(What you will do)
Please output the data below exactly as given, starting at its first line and stopping after the line that contains "Chart.register(...registerables);".
------
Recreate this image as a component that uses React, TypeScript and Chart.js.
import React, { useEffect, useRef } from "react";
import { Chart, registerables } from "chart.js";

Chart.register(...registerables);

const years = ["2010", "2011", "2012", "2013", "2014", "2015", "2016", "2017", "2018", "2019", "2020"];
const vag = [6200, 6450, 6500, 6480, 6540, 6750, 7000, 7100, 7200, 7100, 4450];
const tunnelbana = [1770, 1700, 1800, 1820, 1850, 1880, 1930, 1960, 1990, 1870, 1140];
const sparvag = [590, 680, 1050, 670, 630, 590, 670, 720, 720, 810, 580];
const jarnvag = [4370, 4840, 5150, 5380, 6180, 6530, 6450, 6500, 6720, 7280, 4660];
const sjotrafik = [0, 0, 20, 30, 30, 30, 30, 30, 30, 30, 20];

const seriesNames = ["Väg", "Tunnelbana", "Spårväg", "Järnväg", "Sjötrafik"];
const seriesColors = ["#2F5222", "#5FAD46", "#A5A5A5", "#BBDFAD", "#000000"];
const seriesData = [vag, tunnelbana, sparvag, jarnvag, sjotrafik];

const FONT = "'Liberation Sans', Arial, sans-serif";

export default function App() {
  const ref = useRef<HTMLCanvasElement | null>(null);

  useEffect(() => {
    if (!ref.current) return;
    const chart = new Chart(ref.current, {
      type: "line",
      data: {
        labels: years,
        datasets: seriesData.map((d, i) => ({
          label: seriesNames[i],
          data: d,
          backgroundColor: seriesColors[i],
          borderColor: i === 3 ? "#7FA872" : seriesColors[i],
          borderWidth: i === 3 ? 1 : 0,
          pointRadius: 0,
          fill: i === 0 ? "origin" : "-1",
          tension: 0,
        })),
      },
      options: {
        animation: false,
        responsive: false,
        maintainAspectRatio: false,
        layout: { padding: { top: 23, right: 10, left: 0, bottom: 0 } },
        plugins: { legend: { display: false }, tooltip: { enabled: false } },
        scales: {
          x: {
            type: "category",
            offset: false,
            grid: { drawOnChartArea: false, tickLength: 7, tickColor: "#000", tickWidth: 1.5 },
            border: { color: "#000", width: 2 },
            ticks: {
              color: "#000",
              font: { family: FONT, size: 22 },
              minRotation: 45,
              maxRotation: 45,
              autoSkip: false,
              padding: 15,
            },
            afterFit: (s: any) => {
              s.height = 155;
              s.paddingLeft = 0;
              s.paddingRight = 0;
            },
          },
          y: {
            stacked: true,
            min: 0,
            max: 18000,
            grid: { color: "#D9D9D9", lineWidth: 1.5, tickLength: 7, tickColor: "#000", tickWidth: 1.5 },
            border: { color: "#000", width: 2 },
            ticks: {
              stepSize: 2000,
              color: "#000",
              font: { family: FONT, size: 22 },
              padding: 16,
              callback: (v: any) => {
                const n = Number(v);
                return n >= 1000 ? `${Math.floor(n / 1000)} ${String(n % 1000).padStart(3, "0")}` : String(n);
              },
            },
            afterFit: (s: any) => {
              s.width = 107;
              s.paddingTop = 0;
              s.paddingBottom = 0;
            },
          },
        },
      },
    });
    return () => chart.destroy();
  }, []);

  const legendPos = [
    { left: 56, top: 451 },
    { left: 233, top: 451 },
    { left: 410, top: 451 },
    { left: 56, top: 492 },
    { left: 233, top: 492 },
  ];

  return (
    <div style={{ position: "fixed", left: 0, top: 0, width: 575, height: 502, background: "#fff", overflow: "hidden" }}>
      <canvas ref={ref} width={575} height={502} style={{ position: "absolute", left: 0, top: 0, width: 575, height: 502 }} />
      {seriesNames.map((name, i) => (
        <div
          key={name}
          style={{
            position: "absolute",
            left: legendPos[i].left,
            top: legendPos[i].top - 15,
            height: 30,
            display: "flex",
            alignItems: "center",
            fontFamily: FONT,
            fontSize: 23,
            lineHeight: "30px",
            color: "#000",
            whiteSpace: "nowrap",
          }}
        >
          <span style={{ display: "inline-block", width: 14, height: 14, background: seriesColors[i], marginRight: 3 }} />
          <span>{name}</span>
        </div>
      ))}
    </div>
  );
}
------
(Output of the exercise)
Recreate this image as a component that uses React, TypeScript and Chart.js.
import React, { useEffect, useRef } from "react";
import { Chart, registerables } from "chart.js";

Chart.register(...registerables);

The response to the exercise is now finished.